Captain Orwell Phillips 1913 – 1997

CAPTAIN ORWELL EDWARD PHILLIPS

Captain Orwell Phillips

Orwell Phillips was born in 1913 at Tusculum, Potts Point, and educated at Sydney Grammar School and Balliol College, Oxford. He returned to Australia in 1934 to study architecture at Sydney Technical College while employed as a draughtsman at the architectural firm Rudder and Grout.

Orwell joined the Militia in 1938 and attended parades at the Mosman Drill Hall. In 1939 he was called up for full time duty in the anti-aircraft artillery, interrupting his architecture studies. He trained at the School of Artillery at North Head, rising to the rank of Sergeant and in turn training new recruits. In 1940 he volunteered for a unit being formed for service in Darwin, and arrived there in December as a Lieutenant in the 14th Anti-Aircraft Battery. In 1941 he was appointed as Gun Position Officer in charge of a section of four of the recently installed 3.7” anti-aircraft guns at the Oval.
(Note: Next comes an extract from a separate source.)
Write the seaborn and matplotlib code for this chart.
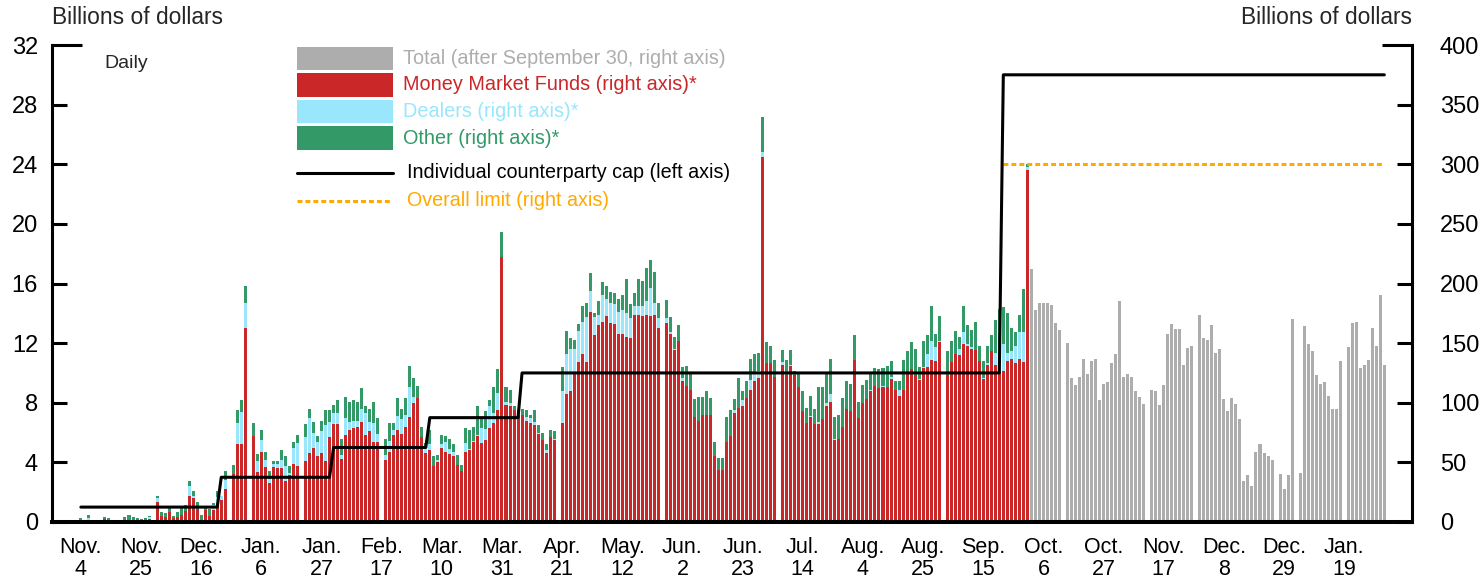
import numpy as np
import pandas as pd
import matplotlib
matplotlib.use("Agg")
import matplotlib.pyplot as plt
import seaborn as sns
from matplotlib.patches import Rectangle
from matplotlib.lines import Line2D

# weekday axis, Nov 4 2013 - Feb 2 2015 (holidays = None, shown as gaps)
days = pd.bdate_range("2013-11-04", "2015-02-02")

# billions of dollars, Nov 2013 - Sep 30 2014, one line per month
mmf = (
    [1.5, 1, 0, 0, 0, None, 2.5, 2, 0.5, 0, 0, 1, 2, 1, 1, 0.5, 0, 2.5, None, 17]
    + [5, 4.5, 8, 3, 4.5, 6, 9, 22, 20, 11, 2, 10, 5, 10, 16, 18.5, 28, None, 40, 65, 65, 163]
    + [None, 72, 42, 59, 46, 33, 46, 45, 45, 34, 39, 49, 47, None, 51, 58, 62, 55, 58, 51, 71, 82, 82]
    + [53, 73, 77, 79, 80, 84, 73, 76, 67, 67, None, 52, 59, 73, 77, 74, 80, 88, 100, 104]
    + [71, 58, 60, 47, 50, 62, 59, 57, 55, 48, 43, 59, 60, 67, 72, 66, 69, 79, 83, 94, 222]
    + [98, 97, 94, 90, 90, 85, 83, 81, 74, 69, 58, 71, 69, None, 83, 107, 110, 125, 134, 141, 134, 176]
    + [157, 165, 168, 173, 167, 166, 158, 158, 155, 154, 174, 174, 173, 174, 173, 174, 163, None, 167, 158, 144, 152]
    + [118, 114, 111, 88, 85, 90, 90, 90, 55, 44, 44, 67, 72, 91, 96, 97, 104, 111, 118, 121, 306]
    + [133, 133, 122, None, 132, 123, 131, 123, 113, 93, 83, 88, 82, 82, 86, 97, 101, 69, 70, 80, 95, 93, 136]
    + [87, 100, 103, 110, 114, 112, 113, 113, 120, 111, 106, 111, 127, 128, 123, 119, 129, 130, 136, 135, 151]
    + [None, 123, 134, 141, 140, 149, 148, 145, 144, 135, 120, 132, 143, 132, 126, 127, 135, 137, 133, 137, 134, 295]
)
dealers = (
    [0, 1, 3, 1.5, 1.5, None, 0, 0, 0.5, 0, 0, 0, 0, 0, 0, 0, 1, 1.5, None, 3]
    + [0, 0, 0, 0, 0, 0, 0, 8, 2, 0, 0, 0, 0, 4, 5, 3.5, 7.5, None, 0, 18, 27, 21]
    + [None, 0, 9, 10, 6, 3, 3, 4, 7, 13, 2, 13, 19, None, 20, 29, 13, 12, 18, 30, 13, 9, 9]
    + [3, 14, 7, 6, 5, 11, 18, 8, 16, 7, None, 4, 9, 4, 12, 12, 10, 25, 5, 0]
    + [0, 4, 5, 0, 2, 3, 8, 4, 4, 0, 0, 7, 1, 1, 1, 13, 9, 18, 8, 14, 0]
    + [3, 3, 0, 2, 0, 3, 4, 3, 1, 0, 2, 0, 1, None, 27, 34, 35, 20, 26, 27, 38, 18]
    + [15, 9, 22, 14, 17, 17, 18, 20, 20, 17, 7, 7, 8, 11, 23, 10, 8, None, 4, 1, 1, 0]
    + [3, 0, 0, 0, 0, 0, 0, 0, 0, 0, 0, 0, 0, 3, 0, 5, 0, 8, 8, 6, 4]
    + [0, 0, 0, None, 2, 0, 1, 0, 0, 0, 0, 1, 0, 2, 0, 3, 6, 1, 0, 0, 0, 0, 0]
    + [0, 0, 0, 1, 0, 0, 1, 0, 2, 0, 5, 0, 0, 0, 0, 1, 1, 11, 16, 12, 1]
    + [None, 0, 0, 0, 5, 10, 1, 2, 0, 0, 1, 1, 0, 10, 22, 22, 7, 6, 15, 22, 25, 3]
)
other = (
    [1.5, 0, 3, 0, 0, None, 1.5, 1, 0.5, 1, 2, 3, 4, 3.5, 2, 2, 2, 1, None, 2]
    + [3, 3, 3.5, 2, 3.5, 5.5, 5, 4, 4, 6, 4, 3, 6, 2, 5, 0, 7, None, 8, 11, 10, 14]
    + [None, 11, 6, 8, 7, 7, 2, 2, 8, 8, 6, 5, 7, None, 11, 8, 9, 5, 9, 13, 10, 7, 11]
    + [14, 18, 17, 17, 16, 17, 6, 11, 18, 13, None, 14, 15, 6, 15, 9, 14, 18, 16, 10]
    + [9, 4, 12, 8, 4, 8, 5, 9, 6, 8, 5, 13, 16, 12, 24, 7, 15, 5, 22, 20, 21]
    + [12, 11, 3, 2, 5, 6, 3, 10, 6, 6, 5, 6, 6, None, 20, 19, 9, 8, 6, 13, 12, 15]
    + [3, 11, 11, 11, 9, 9, 11, 12, 29, 12, 11, 23, 21, 28, 24, 26, 13, None, 15, 13, 10, 13]
    + [9, 17, 15, 15, 20, 15, 20, 14, 12, 10, 10, 21, 22, 9, 25, 8, 14, 18, 15, 15, 30]
    + [18, 15, 14, None, 10, 13, 12, 4, 11, 17, 13, 17, 13, 29, 27, 26, 30, 18, 20, 24, 23, 23, 21]
    + [14, 15, 16, 13, 15, 16, 15, 18, 13, 7, 7, 25, 16, 23, 22, 10, 22, 16, 29, 11, 21]
    + [None, 20, 18, 19, 10, 22, 16, 14, 24, 13, 14, 15, 14, 27, 31, 31, 33, 20, 11, 15, 36, 2]
)
# total only, Oct 1 2014 - Feb 2 2015
total_after = (
    [212, 178, 184, 184, 184, 182, 167, 161, None, 150, 121, 115, 122, 137, 124, 135, 137, 102, 116, 117, 133, 141, 185]
    + [122, 124, 122, 110, 105, 99, None, 111, 110, 98, 115, 158, 166, 162, 162, 132, 146, 148, None, 174]
    + [154, 153, 165, 142, 145, 103, 93, 104, 99, 86, 34, 39, 30, 59, 65, 58, 55, 52, None, 40, 28, 39, 170]
    + [None, 41, 164, 149, 143, 123, 116, 117, 106, 95, 95, 135, None, 147, 167, 168, 129, 132, 136, 163, 148, 190]
    + [132]
)

cap_start = ["2013-11-04", "2013-12-23", "2014-01-30", "2014-03-05", "2014-04-07", "2014-09-22"]
cap_level = [1, 3, 5, 7, 10, 30]
limit_start = "2014-09-22"
limit_level = 300

tick_dates = ["2013-11-04", "2013-11-25", "2013-12-16", "2014-01-06", "2014-01-27", "2014-02-17",
              "2014-03-10", "2014-03-31", "2014-04-21", "2014-05-12", "2014-06-02", "2014-06-23",
              "2014-07-14", "2014-08-04", "2014-08-25", "2014-09-15", "2014-10-06", "2014-10-27",
              "2014-11-17", "2014-12-08", "2014-12-29", "2015-01-19"]
tick_labels = ["Nov.\n4", "Nov.\n25", "Dec.\n16", "Jan.\n6", "Jan.\n27", "Feb.\n17", "Mar.\n10",
               "Mar.\n31", "Apr.\n21", "May.\n12", "Jun.\n2", "Jun.\n23", "Jul.\n14", "Aug.\n4",
               "Aug.\n25", "Sep.\n15", "Oct.\n6", "Oct.\n27", "Nov.\n17", "Dec.\n8", "Dec.\n29",
               "Jan.\n19"]

GRAY = "#ADADAD"
RED = "#C92728"
BLUE = "#99E6FD"
GREEN = "#339966"
ORANGE = "#FFAA00"

# ---- assemble frame ----
n_split = len(mmf)
df = pd.DataFrame({"date": days, "pos": np.arange(len(days))})
df["mmf"] = np.array(mmf + [None] * len(total_after), dtype=float)
df["dealers"] = np.array(dealers + [None] * len(total_after), dtype=float)
df["other"] = np.array(other + [None] * len(total_after), dtype=float)
df["total"] = np.array([None] * n_split + total_after, dtype=float)

cap = pd.Series(np.nan, index=days)
cap[pd.to_datetime(cap_start)] = cap_level
df["cap"] = cap.ffill().values
df["limit"] = np.where(df["date"] >= pd.Timestamp(limit_start), limit_level, np.nan)

sns.set_theme(style="white")
plt.rcParams["font.family"] = ["Liberation Sans", "DejaVu Sans"]

W, H = 1483, 582
fig = plt.figure(figsize=(W / 100, H / 100), dpi=100)
ax = fig.add_axes([52 / W, 1 - 522 / H, (1412 - 52) / W, (522 - 45) / H])
ax2 = ax.twinx()
ax.set_zorder(ax2.get_zorder() + 1)
ax.patch.set_visible(False)
ax2.patch.set_visible(True)
ax2.patch.set_facecolor("white")

# bars on the right axis
bw = 0.75
stk = df.dropna(subset=["mmf"])
ax2.bar(stk["pos"], stk["mmf"], width=bw, color=RED, linewidth=0)
ax2.bar(stk["pos"], stk["dealers"], bottom=stk["mmf"], width=bw, color=BLUE, linewidth=0)
ax2.bar(stk["pos"], stk["other"], bottom=stk["mmf"] + stk["dealers"], width=bw, color=GREEN, linewidth=0)
tot = df.dropna(subset=["total"])
ax2.bar(tot["pos"], tot["total"], width=bw, color=GRAY, linewidth=0)

lim = df.dropna(subset=["limit"])
sns.lineplot(data=lim, x="pos", y="limit", ax=ax2, color=ORANGE, linewidth=2.2, legend=False)
ax2.lines[-1].set_linestyle((0, (1.6, 1.0)))

sns.lineplot(data=df, x="pos", y="cap", ax=ax, color="black", linewidth=2.2, legend=False)

ax.set_xlim(-7.2, 331.9)
ax.set_ylim(0, 32)
ax2.set_ylim(0, 400)
ax.set_yticks(range(0, 33, 4))
ax2.set_yticks(range(0, 401, 50))
tick_pos = [int(np.where(days == pd.Timestamp(d))[0][0]) for d in tick_dates]
ax.set_xticks(tick_pos)
ax.set_xticklabels(tick_labels, linespacing=1.05)
ax.set_xlabel("")
ax.set_ylabel("")
ax2.set_ylabel("")

ax.tick_params(axis="x", length=0, pad=11, labelsize=15.5, colors="black")
ax.tick_params(axis="y", left=True, right=False, direction="in", length=10.8, width=2.2,
               pad=10, labelsize=17, colors="black")
ax2.tick_params(axis="y", right=True, left=False, direction="in", length=10.8, width=2.2,
                pad=20, labelsize=17, colors="black")
ax.yaxis.get_major_ticks()[-1].tick1line.set_markersize(21.6)
ax2.yaxis.get_major_ticks()[-1].tick2line.set_markersize(21.6)

for a in (ax, ax2):
    a.spines["top"].set_visible(False)
    a.grid(False)
ax.spines["right"].set_visible(False)
ax.spines["left"].set_linewidth(2.2)
ax.spines["bottom"].set_linewidth(2.9)
ax2.spines["left"].set_visible(False)
ax2.spines["bottom"].set_visible(False)
ax2.spines["right"].set_linewidth(2.2)
for s in ax.spines.values():
    s.set_color("black")
ax2.spines["right"].set_color("black")

# ---- overlay in pixel coordinates for legend and labels ----
lg = fig.add_axes([0, 0, 1, 1], zorder=10)
lg.set_xlim(0, W)
lg.set_ylim(H, 0)
lg.axis("off")

lg.text(52, 18, "Billions of dollars", fontsize=16.4, ha="left", va="center")
lg.text(1412, 18, "Billions of dollars", fontsize=16.4, ha="right", va="center")
lg.text(104, 64, "Daily", fontsize=14, ha="left", va="center")

patches = [(GRAY, "Total (after September 30, right axis)", 47, 23),
           (RED, "Money Market Funds (right axis)*", 73, 24),
           (BLUE, "Dealers (right axis)*", 100, 23),
           (GREEN, "Other (right axis)*", 126, 24)]
for col, lab, top, h in patches:
    lg.add_patch(Rectangle((297, top), 96, h, facecolor=col, edgecolor="none"))
    lg.text(403, top + h / 2, lab, color=col, fontsize=14.3, ha="left", va="center")

lg.add_line(Line2D([297, 393], [173, 173], color="black", linewidth=2.2))
lg.text(407, 173, "Individual counterparty cap (left axis)", color="black", fontsize=14.2,
        ha="left", va="center")
lg.add_line(Line2D([297, 391], [201, 201], color=ORANGE, linewidth=2.2, linestyle=(0, (1.6, 1.0))))
lg.text(407, 201, "Overall limit (right axis)", color=ORANGE, fontsize=14.2, ha="left", va="center")

fig.savefig("out.png", dpi=100)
The bombing of Pearl Harbour in December 1941 led to heightened awareness of the possibility of an air attack on Darwin. American and Australian military aircraft based at Darwin were instructed to signal to the air defences on approach so that they could be recognised as friendly. On one occasion, however, an incoming aircraft at dusk failed to display its signal lights, and Orwell ordered one of his guns to fire a warning shot well clear of the aircraft. This resulted in some terse exchanges between the services – and a perceptible improvement in aircraft signalling to the guns on approach.

Orwell was involved in action during the bombing of Darwin on 19 February 1942 by aircraft of the Imperial Japanese Navy, and during a number of subsequent bombing raids. Later in 1942 he returned to Sydney to undertake a course at the School of Artillery in Randwick, and on its successful completion he was appointed as an instructor there, enlisting in the AIF with the rank of Captain. In 1945 he was in the course of being posted to an anti-aircraft unit in Borneo when the war ended just as he reached Brisbane. After he had spent several weeks in camp there, his former employers Rudder and Grout successfully applied for his release, and he was discharged from the Army in October 1945.

Orwell became a registered architect in 1945, and rejoined Rudder and Grout as an Assistant Architect. In 1948, a year after his marriage to Vanda Hertzberg, he established his own architectural practice, and designed a number of industrial buildings for Marrickville Holdings, offices for the United Insurance Company and hotels for Tooth and Company. He was one of the first architects in Sydney to become interested in the conservation of historic buildings, and worked on a number of these including Throsby Park and Throsby Barn, Moss Vale, the Surveyor General Inn at Berrima and St Bartholomew’s Church, Prospect. He was a founding member of the National Trust (NSW) and an early member of the Historic Buildings Committee of the NSW Chapter of the Royal Australian Institute of Architects, on which he served for many years. He was appointed a Fellow of the Institute of Architects in 1956, and a Fellow of the Royal Society of Arts in 1981.

Orwell Phillips had a long association with the Great Synagogue, Sydney. His grandfather, Louis Phillips, had been the Treasurer of the Building Committee for the Synagogue in the 1870s, and afterwards one of the first Presidents of its Board of Management. Orwell joined the Great Synagogue Board after the death of his father, also Orwell Phillips, in 1957, and followed in the footsteps of both his father and grandfather when he became President in 1982. He was made a Life Member of the Board in 1987.

Orwell was appointed Honorary Architect for the Great Synagogue shortly after his own practice was established, taking up the position previously held by his uncle by marriage, Gordon Keesing. In the 1950s he designed the War Memorial (now Israel Green) auditorium underneath the Synagogue, and in the 1980s was architect in association for the Education Centre in Castlereagh Street. Orwell was also responsible for a number of major conservation projects carried out at the Synagogue, including stonework repairs to the Elizabeth Street façade.

When Tusculum was chosen as the new headquarters of the NSW Chapter of the Institute of Architects, Orwell’s memories of his first home, and the photographs taken with his Brownie box camera before his family left the house in 1928, were invaluable in the conservation of the interiors. He celebrated his 80th birthday with a family lunch in his childhood home. Orwell died in 1997, just a few days before his golden wedding anniversary.